Quote: (Originally Posted by
mempilot)

If the airlines were charging you an extra 100 for the ticket price, but not for the baggage, would you as a diver carrying all that gear be whining? Probably not. The other passengers just going about normal travel would. It's all about perception and where you get sacked.
It is not just an extra $100: if the airline charge an extra $100 for dive kit, like many discount airlines do (Globespan, Norwegian Air, Zoom), that is OK. We are not whining about that, but about plain fraud and theft.
The issue here is the older European airline charges are totally out of order through the use of caps that are too low: DrMike reported paying over $3000 on one flight, one way, for dive kit. Others are reporting charges of 100 Euro per kilo. Say a diver has 60kg of kit, of which 20kg is free (in Europe). If 100 Euro/kg is applied to the rest, that is 4,000 Euro on top of the ticket price! This is not on their web sites. Customers are deceived until they are hit with the charge.
Now compare that with carrying people. If an average person is 120kg check in (man dressed in a coat, 20kg check in, 10kg carry on), and was charged 100 Euro/kg, he would pay 12,000 Euro for a ticket ($17,000). If the airlines try charging that to any group, even in first class, we would see their revenues wash down the toilet and they would all be bust. So why are these astronomical charges being applied to divers? Answer: divers clearly have more disposable income than the average, so extract it out of them.
I do wish every success to the good discount airlines: they are knocking the pants off the old airlines on every score that matters:
- Cost, including that of bags. On Zoom dive kit is free (even 150kg), Globespan charge $60, Norwegian Air charged $30, Evergreen was free.
- Baggage arriving: the four I mentioned at least delivered my bags, which is better than BA and Flybee managed to do (they lost them 20 times in 21 trips). I am sure that when a bag does go astray, they can find it faster too: the last trip I got rerouted onto Flybee due to a late connection on SAS, it took them five days to deliver from Birmingam to Edinburgh. A previous BA trip took 8 weeks to return my bags. Flybee are a BA offshoot.
- Seat size. On Zoom, Evergreen and Globespan the seats were business seats for an economy price.
- On time arrival. A journey from St Petersburg to Edinburgh on Sunday on SAS and Flybee took 32 hours, and loss of all bags for 5 days.
- Security. Zoom, Globespan, Norwegian Air and Evergreen do not go via hubs that employ the thugs and pervert types for security, such as at Amsterdam. Apart from items being taken from baggage, at least the TSA screeners are ordinary people and have been trained. In contrast, Amsterdam security sometimes brings to mind the Stanford Prison Experiment: what happens when you put untrained people into power.
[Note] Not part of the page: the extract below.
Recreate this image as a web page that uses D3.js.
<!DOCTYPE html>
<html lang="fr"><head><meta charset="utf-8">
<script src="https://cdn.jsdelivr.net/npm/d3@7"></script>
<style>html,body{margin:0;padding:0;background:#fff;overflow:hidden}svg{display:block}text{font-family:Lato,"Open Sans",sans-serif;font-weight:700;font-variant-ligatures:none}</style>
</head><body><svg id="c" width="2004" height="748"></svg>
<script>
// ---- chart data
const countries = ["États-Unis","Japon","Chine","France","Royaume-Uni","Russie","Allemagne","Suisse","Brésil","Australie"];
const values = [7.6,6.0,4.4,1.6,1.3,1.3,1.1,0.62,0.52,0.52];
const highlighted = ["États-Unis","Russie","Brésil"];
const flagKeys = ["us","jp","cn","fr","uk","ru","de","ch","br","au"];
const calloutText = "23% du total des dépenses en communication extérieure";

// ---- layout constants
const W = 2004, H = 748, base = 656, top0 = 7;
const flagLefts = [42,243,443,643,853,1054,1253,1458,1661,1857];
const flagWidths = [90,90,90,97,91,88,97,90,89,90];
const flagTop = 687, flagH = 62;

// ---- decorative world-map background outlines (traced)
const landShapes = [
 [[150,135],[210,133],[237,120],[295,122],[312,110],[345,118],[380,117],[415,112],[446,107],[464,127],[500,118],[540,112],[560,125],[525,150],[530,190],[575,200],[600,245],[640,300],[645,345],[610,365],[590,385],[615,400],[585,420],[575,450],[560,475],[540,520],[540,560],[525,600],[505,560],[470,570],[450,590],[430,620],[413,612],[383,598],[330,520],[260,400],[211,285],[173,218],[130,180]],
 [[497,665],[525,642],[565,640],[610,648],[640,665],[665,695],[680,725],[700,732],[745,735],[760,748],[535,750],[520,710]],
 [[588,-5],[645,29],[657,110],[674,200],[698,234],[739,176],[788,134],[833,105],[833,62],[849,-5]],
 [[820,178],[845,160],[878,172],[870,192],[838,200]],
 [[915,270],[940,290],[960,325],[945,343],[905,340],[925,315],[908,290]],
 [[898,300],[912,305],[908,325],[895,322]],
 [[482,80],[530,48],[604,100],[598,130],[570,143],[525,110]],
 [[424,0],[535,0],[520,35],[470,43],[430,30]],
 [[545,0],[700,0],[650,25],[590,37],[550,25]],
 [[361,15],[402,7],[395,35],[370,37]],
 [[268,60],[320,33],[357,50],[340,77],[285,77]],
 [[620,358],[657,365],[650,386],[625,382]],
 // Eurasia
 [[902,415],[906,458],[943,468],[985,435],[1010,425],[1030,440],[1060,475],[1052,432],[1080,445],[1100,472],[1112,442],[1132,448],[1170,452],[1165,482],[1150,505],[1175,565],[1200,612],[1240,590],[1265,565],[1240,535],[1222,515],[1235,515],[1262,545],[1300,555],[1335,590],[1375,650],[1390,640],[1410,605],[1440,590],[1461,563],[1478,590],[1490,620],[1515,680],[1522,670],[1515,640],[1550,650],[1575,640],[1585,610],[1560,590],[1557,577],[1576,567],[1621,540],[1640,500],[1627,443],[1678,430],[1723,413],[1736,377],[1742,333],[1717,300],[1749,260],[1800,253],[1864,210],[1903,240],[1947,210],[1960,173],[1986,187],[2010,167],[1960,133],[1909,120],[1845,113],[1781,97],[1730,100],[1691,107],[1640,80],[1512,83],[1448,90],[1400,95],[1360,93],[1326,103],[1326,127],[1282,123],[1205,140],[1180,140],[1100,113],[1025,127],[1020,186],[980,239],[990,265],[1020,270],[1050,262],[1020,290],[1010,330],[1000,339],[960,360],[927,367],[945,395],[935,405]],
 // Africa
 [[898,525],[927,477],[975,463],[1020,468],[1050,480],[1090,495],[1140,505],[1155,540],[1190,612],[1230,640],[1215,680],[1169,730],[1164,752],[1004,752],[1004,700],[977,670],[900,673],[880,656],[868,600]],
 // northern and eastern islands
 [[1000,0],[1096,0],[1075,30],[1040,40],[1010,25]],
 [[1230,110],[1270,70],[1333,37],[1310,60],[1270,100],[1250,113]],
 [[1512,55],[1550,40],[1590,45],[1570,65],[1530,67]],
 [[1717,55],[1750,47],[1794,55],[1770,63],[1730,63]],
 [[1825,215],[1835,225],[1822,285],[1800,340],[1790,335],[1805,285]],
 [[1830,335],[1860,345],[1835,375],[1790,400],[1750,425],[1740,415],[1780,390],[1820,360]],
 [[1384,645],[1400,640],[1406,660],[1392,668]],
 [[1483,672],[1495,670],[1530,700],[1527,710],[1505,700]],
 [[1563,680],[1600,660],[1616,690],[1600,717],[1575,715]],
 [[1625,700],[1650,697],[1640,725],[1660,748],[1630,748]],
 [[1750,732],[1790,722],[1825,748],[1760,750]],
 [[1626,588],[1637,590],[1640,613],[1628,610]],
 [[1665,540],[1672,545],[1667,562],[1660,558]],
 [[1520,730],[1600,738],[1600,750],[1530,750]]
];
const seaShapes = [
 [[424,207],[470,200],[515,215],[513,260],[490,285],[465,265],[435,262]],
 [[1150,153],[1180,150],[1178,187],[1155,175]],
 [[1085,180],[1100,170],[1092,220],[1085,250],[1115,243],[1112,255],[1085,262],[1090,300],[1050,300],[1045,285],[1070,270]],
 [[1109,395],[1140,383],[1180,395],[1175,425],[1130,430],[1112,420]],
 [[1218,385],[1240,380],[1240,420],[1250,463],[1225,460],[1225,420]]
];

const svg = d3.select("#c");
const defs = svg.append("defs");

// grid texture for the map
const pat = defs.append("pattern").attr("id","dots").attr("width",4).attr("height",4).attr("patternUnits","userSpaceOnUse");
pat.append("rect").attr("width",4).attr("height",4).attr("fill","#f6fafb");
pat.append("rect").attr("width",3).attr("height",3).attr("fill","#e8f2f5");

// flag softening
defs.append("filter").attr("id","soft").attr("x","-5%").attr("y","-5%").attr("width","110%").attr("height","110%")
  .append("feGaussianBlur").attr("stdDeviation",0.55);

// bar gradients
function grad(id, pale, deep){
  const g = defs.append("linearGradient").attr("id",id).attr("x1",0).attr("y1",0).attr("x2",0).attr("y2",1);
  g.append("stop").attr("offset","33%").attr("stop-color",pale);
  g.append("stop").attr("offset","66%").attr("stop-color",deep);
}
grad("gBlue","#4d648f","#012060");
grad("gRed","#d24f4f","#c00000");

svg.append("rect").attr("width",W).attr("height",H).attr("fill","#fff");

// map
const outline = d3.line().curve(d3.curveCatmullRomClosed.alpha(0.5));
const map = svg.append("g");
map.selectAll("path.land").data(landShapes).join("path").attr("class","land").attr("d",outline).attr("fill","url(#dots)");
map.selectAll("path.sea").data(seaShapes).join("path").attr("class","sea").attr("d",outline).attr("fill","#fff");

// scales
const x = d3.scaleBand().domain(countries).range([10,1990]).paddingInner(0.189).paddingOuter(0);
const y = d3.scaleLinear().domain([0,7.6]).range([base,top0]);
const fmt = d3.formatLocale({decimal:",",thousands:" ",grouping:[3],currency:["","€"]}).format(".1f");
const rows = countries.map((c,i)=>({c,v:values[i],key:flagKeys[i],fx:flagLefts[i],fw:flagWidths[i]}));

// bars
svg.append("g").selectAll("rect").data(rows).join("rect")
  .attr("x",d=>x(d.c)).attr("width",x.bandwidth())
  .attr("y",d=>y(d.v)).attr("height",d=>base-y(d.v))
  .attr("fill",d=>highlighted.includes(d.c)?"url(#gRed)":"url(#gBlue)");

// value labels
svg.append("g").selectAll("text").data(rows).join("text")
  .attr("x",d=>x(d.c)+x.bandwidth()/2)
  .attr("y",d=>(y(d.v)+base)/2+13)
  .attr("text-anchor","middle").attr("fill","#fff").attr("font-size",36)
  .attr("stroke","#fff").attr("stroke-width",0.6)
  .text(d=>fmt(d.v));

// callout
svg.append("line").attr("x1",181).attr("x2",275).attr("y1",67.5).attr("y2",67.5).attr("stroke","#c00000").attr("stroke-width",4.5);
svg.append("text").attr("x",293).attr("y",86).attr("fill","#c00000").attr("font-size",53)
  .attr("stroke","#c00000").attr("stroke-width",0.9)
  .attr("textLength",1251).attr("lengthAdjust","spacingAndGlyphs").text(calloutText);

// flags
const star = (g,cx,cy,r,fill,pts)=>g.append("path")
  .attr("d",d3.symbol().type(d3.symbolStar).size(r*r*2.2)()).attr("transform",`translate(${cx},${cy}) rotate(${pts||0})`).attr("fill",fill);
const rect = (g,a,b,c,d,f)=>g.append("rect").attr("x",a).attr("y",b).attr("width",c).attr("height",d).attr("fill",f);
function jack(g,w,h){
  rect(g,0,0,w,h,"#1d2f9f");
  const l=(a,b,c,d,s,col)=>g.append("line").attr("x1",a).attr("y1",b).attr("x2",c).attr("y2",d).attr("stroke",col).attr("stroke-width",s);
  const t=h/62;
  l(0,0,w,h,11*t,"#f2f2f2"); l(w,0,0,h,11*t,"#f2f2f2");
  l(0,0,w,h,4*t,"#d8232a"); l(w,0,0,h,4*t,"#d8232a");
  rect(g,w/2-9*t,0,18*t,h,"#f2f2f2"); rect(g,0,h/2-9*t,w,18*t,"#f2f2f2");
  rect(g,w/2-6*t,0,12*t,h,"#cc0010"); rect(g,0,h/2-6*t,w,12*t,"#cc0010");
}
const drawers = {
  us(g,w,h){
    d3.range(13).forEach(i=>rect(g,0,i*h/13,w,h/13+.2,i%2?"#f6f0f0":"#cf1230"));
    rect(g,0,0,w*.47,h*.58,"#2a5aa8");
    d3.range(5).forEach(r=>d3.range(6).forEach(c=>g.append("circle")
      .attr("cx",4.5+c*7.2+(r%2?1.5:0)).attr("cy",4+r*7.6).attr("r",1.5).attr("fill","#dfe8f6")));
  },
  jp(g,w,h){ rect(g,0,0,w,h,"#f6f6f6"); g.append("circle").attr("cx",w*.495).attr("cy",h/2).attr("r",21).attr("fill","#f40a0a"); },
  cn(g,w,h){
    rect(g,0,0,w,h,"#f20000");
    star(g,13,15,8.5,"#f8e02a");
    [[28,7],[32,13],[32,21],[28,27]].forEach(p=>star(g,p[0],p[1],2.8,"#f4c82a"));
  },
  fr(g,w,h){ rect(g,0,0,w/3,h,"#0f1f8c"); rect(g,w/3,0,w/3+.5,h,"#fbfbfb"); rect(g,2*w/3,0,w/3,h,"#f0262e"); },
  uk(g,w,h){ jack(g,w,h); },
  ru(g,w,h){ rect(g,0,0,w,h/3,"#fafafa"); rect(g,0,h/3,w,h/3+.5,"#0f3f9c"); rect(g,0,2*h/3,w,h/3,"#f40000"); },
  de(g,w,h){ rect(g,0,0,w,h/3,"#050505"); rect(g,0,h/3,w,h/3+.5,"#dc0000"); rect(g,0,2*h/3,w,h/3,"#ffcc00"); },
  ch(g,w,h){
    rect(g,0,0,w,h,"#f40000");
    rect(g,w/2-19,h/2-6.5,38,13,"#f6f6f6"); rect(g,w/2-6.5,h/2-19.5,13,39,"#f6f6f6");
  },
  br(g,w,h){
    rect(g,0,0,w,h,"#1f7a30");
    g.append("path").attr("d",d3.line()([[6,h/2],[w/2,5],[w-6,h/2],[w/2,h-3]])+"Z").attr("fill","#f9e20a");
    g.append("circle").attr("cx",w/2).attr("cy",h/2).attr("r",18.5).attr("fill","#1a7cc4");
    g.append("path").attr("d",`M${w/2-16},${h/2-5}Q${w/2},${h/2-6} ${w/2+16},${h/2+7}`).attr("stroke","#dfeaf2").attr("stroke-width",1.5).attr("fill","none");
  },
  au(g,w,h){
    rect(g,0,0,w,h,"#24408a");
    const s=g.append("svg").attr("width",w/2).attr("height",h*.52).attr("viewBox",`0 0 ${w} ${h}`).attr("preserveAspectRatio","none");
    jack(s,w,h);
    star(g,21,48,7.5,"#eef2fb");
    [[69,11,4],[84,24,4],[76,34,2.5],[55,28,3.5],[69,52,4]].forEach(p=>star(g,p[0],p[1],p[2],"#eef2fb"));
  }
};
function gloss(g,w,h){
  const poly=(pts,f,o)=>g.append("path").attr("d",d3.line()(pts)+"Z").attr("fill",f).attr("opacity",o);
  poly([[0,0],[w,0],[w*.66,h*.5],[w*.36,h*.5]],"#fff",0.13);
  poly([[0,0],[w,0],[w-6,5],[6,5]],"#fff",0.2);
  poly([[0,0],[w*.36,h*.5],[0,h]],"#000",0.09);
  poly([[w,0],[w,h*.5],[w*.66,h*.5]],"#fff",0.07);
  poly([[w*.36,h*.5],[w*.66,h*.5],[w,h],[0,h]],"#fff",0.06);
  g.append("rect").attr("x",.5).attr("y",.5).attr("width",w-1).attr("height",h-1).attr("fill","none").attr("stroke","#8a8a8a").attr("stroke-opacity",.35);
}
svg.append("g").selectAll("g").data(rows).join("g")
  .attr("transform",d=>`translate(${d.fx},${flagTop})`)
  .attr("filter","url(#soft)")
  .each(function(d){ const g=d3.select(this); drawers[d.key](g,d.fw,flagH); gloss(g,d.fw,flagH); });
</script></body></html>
Budget airlines are where the wise travellers go. Pity KLM joined the "bad" group: they used to be excellent. Now they face problems of their pervert security screeners at Amsterdam and their decision to stop taking diver's luggage over 20kg even with a charge, puts them in with BA and Flybee for service level.
Sending stuff in advance by freight is hopeless: I have been hit by Customs charges this year of 130% of the cost of the goods, and 9 months to clear one item. Carnets do not work for unaccompanied baggage. For any serious tech diving, renting it on arrival is just not an option.
Vote with our feet. Once the divers are gone these old airlines will pick on another group. Eventually when target groups are too thin, they will think about who pays their salaries, and what service level their customers expect for that.